- _Stored data_:
════════════════════

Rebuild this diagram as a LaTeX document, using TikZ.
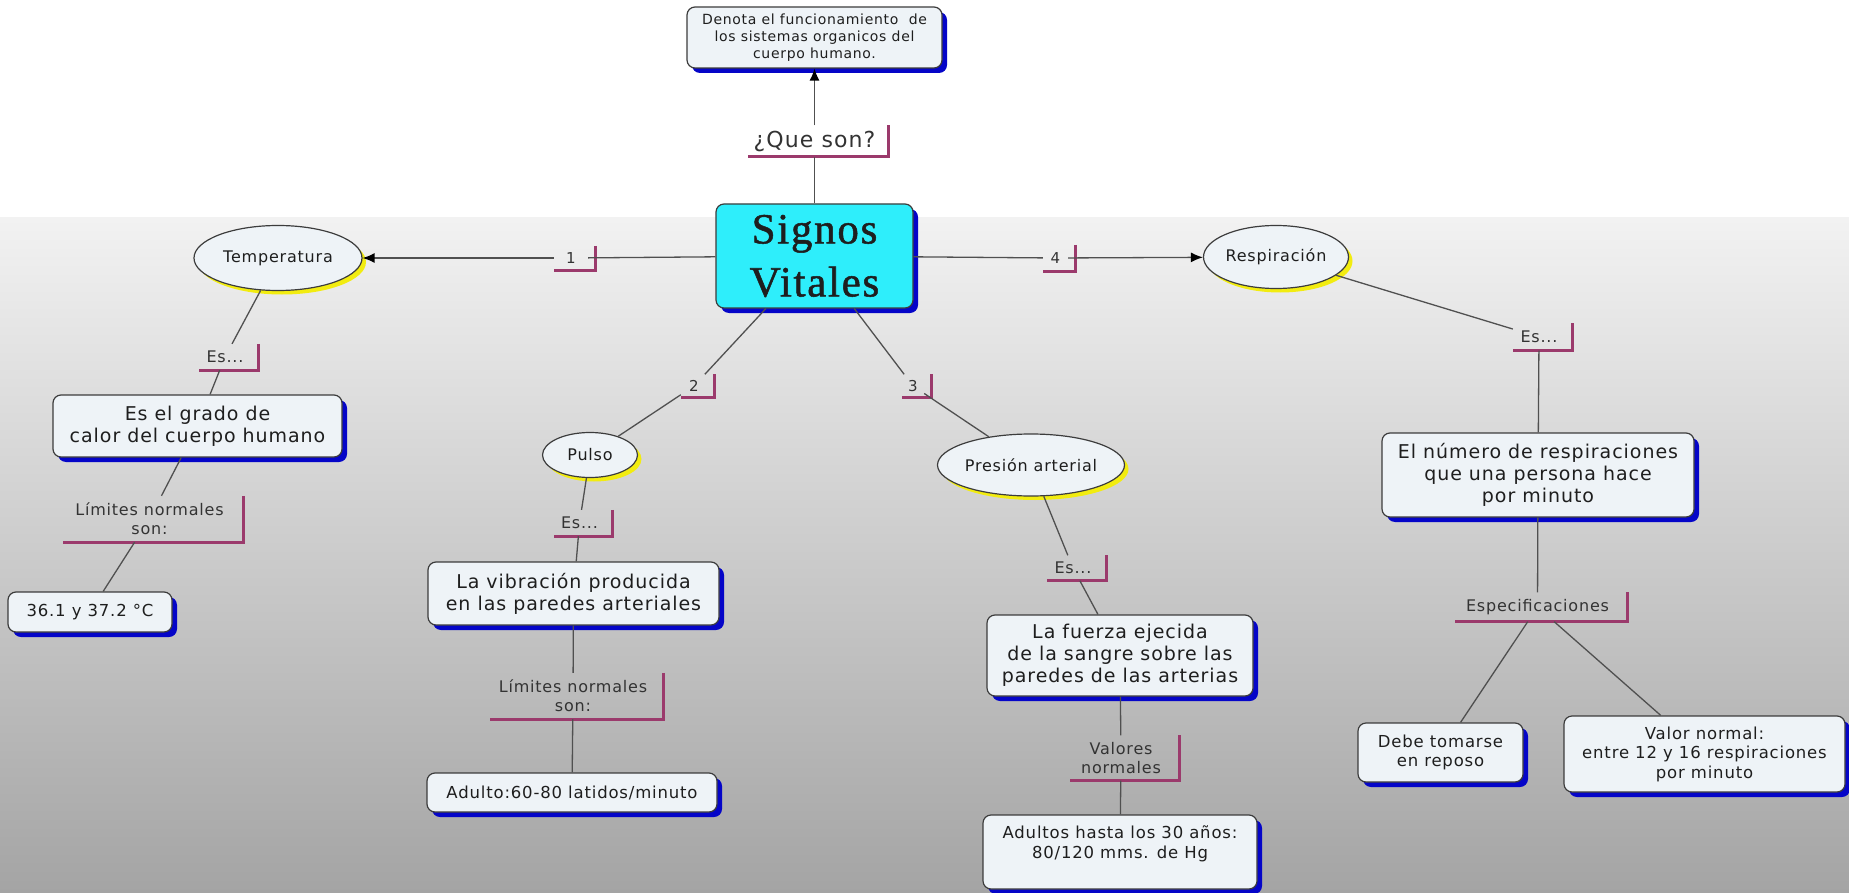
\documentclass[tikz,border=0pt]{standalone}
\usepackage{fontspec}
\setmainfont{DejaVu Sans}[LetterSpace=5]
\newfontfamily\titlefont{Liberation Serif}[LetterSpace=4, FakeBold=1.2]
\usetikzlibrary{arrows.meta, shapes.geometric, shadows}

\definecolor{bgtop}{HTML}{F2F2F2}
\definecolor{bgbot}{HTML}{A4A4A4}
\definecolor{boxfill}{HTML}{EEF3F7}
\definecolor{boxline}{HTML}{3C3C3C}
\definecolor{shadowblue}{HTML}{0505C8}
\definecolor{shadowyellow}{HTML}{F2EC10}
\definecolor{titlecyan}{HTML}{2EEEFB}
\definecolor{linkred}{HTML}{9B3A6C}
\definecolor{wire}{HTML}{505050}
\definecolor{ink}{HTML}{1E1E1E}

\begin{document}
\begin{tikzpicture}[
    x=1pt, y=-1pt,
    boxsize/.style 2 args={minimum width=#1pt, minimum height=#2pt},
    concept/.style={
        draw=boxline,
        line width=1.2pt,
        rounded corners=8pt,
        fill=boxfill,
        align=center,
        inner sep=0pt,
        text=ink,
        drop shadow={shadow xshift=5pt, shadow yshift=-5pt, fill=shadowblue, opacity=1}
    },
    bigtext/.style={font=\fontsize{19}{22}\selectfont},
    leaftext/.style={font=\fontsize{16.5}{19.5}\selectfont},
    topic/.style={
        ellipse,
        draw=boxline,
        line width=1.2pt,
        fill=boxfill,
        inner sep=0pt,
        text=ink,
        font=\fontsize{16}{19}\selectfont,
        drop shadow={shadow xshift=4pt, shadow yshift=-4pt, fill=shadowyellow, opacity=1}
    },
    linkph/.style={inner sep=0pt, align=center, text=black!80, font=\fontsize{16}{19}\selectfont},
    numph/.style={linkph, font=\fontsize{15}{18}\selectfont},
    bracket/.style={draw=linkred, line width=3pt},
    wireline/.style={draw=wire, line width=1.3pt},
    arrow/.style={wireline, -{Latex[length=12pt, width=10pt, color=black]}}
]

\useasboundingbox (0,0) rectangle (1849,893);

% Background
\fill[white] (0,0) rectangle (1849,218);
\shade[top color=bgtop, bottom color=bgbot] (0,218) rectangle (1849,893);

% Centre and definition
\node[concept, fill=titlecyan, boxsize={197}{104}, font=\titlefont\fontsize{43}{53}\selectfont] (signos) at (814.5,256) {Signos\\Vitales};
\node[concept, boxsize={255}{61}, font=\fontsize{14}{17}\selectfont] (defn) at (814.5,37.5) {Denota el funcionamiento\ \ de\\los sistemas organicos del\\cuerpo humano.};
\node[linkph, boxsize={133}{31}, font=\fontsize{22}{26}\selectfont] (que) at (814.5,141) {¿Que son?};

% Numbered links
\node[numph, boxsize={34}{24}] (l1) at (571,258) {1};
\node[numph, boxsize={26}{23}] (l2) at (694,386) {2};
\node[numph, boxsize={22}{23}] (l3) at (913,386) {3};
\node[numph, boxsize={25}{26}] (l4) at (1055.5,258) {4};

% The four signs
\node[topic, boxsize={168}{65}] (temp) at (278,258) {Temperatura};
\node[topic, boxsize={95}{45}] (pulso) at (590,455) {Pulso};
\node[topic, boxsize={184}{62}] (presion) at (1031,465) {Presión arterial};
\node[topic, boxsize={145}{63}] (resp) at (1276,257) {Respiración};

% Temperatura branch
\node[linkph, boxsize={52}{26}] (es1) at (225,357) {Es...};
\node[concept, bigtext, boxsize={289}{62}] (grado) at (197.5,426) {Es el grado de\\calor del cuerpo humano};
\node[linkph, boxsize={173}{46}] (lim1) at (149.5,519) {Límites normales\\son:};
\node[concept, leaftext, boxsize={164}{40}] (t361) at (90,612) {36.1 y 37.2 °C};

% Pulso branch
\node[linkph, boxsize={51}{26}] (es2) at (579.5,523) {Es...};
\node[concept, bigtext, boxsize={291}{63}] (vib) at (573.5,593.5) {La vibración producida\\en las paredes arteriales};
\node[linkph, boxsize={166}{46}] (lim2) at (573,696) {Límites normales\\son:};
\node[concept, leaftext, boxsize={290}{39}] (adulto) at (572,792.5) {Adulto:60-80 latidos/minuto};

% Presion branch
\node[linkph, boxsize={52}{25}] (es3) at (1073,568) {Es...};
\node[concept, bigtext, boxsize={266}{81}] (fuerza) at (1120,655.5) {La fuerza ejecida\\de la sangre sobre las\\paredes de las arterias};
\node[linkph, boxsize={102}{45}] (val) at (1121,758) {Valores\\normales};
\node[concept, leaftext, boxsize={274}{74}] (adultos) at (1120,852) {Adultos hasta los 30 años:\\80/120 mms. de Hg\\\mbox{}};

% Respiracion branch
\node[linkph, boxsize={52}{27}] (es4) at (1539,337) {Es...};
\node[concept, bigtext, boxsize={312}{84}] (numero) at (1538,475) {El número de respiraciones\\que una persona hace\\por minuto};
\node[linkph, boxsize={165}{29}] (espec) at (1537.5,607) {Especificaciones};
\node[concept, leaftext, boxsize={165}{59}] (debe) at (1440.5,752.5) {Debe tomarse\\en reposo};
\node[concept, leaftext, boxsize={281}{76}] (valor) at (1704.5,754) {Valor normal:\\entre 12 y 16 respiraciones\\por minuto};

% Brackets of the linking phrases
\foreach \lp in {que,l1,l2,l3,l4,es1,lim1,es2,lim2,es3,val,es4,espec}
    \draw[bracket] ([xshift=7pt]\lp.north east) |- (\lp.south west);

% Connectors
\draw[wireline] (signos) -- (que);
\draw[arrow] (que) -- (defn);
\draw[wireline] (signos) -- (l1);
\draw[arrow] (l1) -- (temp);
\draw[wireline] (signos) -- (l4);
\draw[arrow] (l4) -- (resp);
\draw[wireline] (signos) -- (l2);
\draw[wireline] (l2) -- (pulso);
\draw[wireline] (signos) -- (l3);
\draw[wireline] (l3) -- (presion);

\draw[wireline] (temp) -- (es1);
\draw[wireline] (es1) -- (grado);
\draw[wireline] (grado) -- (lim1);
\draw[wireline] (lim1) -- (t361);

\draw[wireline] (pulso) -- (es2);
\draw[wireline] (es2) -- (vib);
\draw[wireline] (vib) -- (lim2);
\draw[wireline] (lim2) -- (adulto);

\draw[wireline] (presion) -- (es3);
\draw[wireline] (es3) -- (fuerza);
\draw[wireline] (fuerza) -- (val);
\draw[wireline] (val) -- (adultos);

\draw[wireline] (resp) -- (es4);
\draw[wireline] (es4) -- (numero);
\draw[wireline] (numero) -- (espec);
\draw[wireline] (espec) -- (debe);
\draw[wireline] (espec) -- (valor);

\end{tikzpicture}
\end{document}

════════════════════

- _What to produce_: Drop the images and repeat the data exactly.

- _Worked solution_:
Rebuild this diagram as a LaTeX document, using TikZ.
\documentclass[tikz,border=0pt]{standalone}
\usepackage{fontspec}
\setmainfont{DejaVu Sans}[LetterSpace=5]
\newfontfamily\titlefont{Liberation Serif}[LetterSpace=4, FakeBold=1.2]
\usetikzlibrary{arrows.meta, shapes.geometric, shadows}

\definecolor{bgtop}{HTML}{F2F2F2}
\definecolor{bgbot}{HTML}{A4A4A4}
\definecolor{boxfill}{HTML}{EEF3F7}
\definecolor{boxline}{HTML}{3C3C3C}
\definecolor{shadowblue}{HTML}{0505C8}
\definecolor{shadowyellow}{HTML}{F2EC10}
\definecolor{titlecyan}{HTML}{2EEEFB}
\definecolor{linkred}{HTML}{9B3A6C}
\definecolor{wire}{HTML}{505050}
\definecolor{ink}{HTML}{1E1E1E}

\begin{document}
\begin{tikzpicture}[
    x=1pt, y=-1pt,
    boxsize/.style 2 args={minimum width=#1pt, minimum height=#2pt},
    concept/.style={
        draw=boxline,
        line width=1.2pt,
        rounded corners=8pt,
        fill=boxfill,
        align=center,
        inner sep=0pt,
        text=ink,
        drop shadow={shadow xshift=5pt, shadow yshift=-5pt, fill=shadowblue, opacity=1}
    },
    bigtext/.style={font=\fontsize{19}{22}\selectfont},
    leaftext/.style={font=\fontsize{16.5}{19.5}\selectfont},
    topic/.style={
        ellipse,
        draw=boxline,
        line width=1.2pt,
        fill=boxfill,
        inner sep=0pt,
        text=ink,
        font=\fontsize{16}{19}\selectfont,
        drop shadow={shadow xshift=4pt, shadow yshift=-4pt, fill=shadowyellow, opacity=1}
    },
    linkph/.style={inner sep=0pt, align=center, text=black!80, font=\fontsize{16}{19}\selectfont},
    numph/.style={linkph, font=\fontsize{15}{18}\selectfont},
    bracket/.style={draw=linkred, line width=3pt},
    wireline/.style={draw=wire, line width=1.3pt},
    arrow/.style={wireline, -{Latex[length=12pt, width=10pt, color=black]}}
]

\useasboundingbox (0,0) rectangle (1849,893);

% Background
\fill[white] (0,0) rectangle (1849,218);
\shade[top color=bgtop, bottom color=bgbot] (0,218) rectangle (1849,893);

% Centre and definition
\node[concept, fill=titlecyan, boxsize={197}{104}, font=\titlefont\fontsize{43}{53}\selectfont] (signos) at (814.5,256) {Signos\\Vitales};
\node[concept, boxsize={255}{61}, font=\fontsize{14}{17}\selectfont] (defn) at (814.5,37.5) {Denota el funcionamiento\ \ de\\los sistemas organicos del\\cuerpo humano.};
\node[linkph, boxsize={133}{31}, font=\fontsize{22}{26}\selectfont] (que) at (814.5,141) {¿Que son?};

% Numbered links
\node[numph, boxsize={34}{24}] (l1) at (571,258) {1};
\node[numph, boxsize={26}{23}] (l2) at (694,386) {2};
\node[numph, boxsize={22}{23}] (l3) at (913,386) {3};
\node[numph, boxsize={25}{26}] (l4) at (1055.5,258) {4};

% The four signs
\node[topic, boxsize={168}{65}] (temp) at (278,258) {Temperatura};
\node[topic, boxsize={95}{45}] (pulso) at (590,455) {Pulso};
\node[topic, boxsize={184}{62}] (presion) at (1031,465) {Presión arterial};
\node[topic, boxsize={145}{63}] (resp) at (1276,257) {Respiración};

% Temperatura branch
\node[linkph, boxsize={52}{26}] (es1) at (225,357) {Es...};
\node[concept, bigtext, boxsize={289}{62}] (grado) at (197.5,426) {Es el grado de\\calor del cuerpo humano};
\node[linkph, boxsize={173}{46}] (lim1) at (149.5,519) {Límites normales\\son:};
\node[concept, leaftext, boxsize={164}{40}] (t361) at (90,612) {36.1 y 37.2 °C};

% Pulso branch
\node[linkph, boxsize={51}{26}] (es2) at (579.5,523) {Es...};
\node[concept, bigtext, boxsize={291}{63}] (vib) at (573.5,593.5) {La vibración producida\\en las paredes arteriales};
\node[linkph, boxsize={166}{46}] (lim2) at (573,696) {Límites normales\\son:};
\node[concept, leaftext, boxsize={290}{39}] (adulto) at (572,792.5) {Adulto:60-80 latidos/minuto};

% Presion branch
\node[linkph, boxsize={52}{25}] (es3) at (1073,568) {Es...};
\node[concept, bigtext, boxsize={266}{81}] (fuerza) at (1120,655.5) {La fuerza ejecida\\de la sangre sobre las\\paredes de las arterias};
\node[linkph, boxsize={102}{45}] (val) at (1121,758) {Valores\\normales};
\node[concept, leaftext, boxsize={274}{74}] (adultos) at (1120,852) {Adultos hasta los 30 años:\\80/120 mms. de Hg\\\mbox{}};

% Respiracion branch
\node[linkph, boxsize={52}{27}] (es4) at (1539,337) {Es...};
\node[concept, bigtext, boxsize={312}{84}] (numero) at (1538,475) {El número de respiraciones\\que una persona hace\\por minuto};
\node[linkph, boxsize={165}{29}] (espec) at (1537.5,607) {Especificaciones};
\node[concept, leaftext, boxsize={165}{59}] (debe) at (1440.5,752.5) {Debe tomarse\\en reposo};
\node[concept, leaftext, boxsize={281}{76}] (valor) at (1704.5,754) {Valor normal:\\entre 12 y 16 respiraciones\\por minuto};

% Brackets of the linking phrases
\foreach \lp in {que,l1,l2,l3,l4,es1,lim1,es2,lim2,es3,val,es4,espec}
    \draw[bracket] ([xshift=7pt]\lp.north east) |- (\lp.south west);

% Connectors
\draw[wireline] (signos) -- (que);
\draw[arrow] (que) -- (defn);
\draw[wireline] (signos) -- (l1);
\draw[arrow] (l1) -- (temp);
\draw[wireline] (signos) -- (l4);
\draw[arrow] (l4) -- (resp);
\draw[wireline] (signos) -- (l2);
\draw[wireline] (l2) -- (pulso);
\draw[wireline] (signos) -- (l3);
\draw[wireline] (l3) -- (presion);

\draw[wireline] (temp) -- (es1);
\draw[wireline] (es1) -- (grado);
\draw[wireline] (grado) -- (lim1);
\draw[wireline] (lim1) -- (t361);

\draw[wireline] (pulso) -- (es2);
\draw[wireline] (es2) -- (vib);
\draw[wireline] (vib) -- (lim2);
\draw[wireline] (lim2) -- (adulto);

\draw[wireline] (presion) -- (es3);
\draw[wireline] (es3) -- (fuerza);
\draw[wireline] (fuerza) -- (val);
\draw[wireline] (val) -- (adultos);

\draw[wireline] (resp) -- (es4);
\draw[wireline] (es4) -- (numero);
\draw[wireline] (numero) -- (espec);
\draw[wireline] (espec) -- (debe);
\draw[wireline] (espec) -- (valor);

\end{tikzpicture}
\end{document}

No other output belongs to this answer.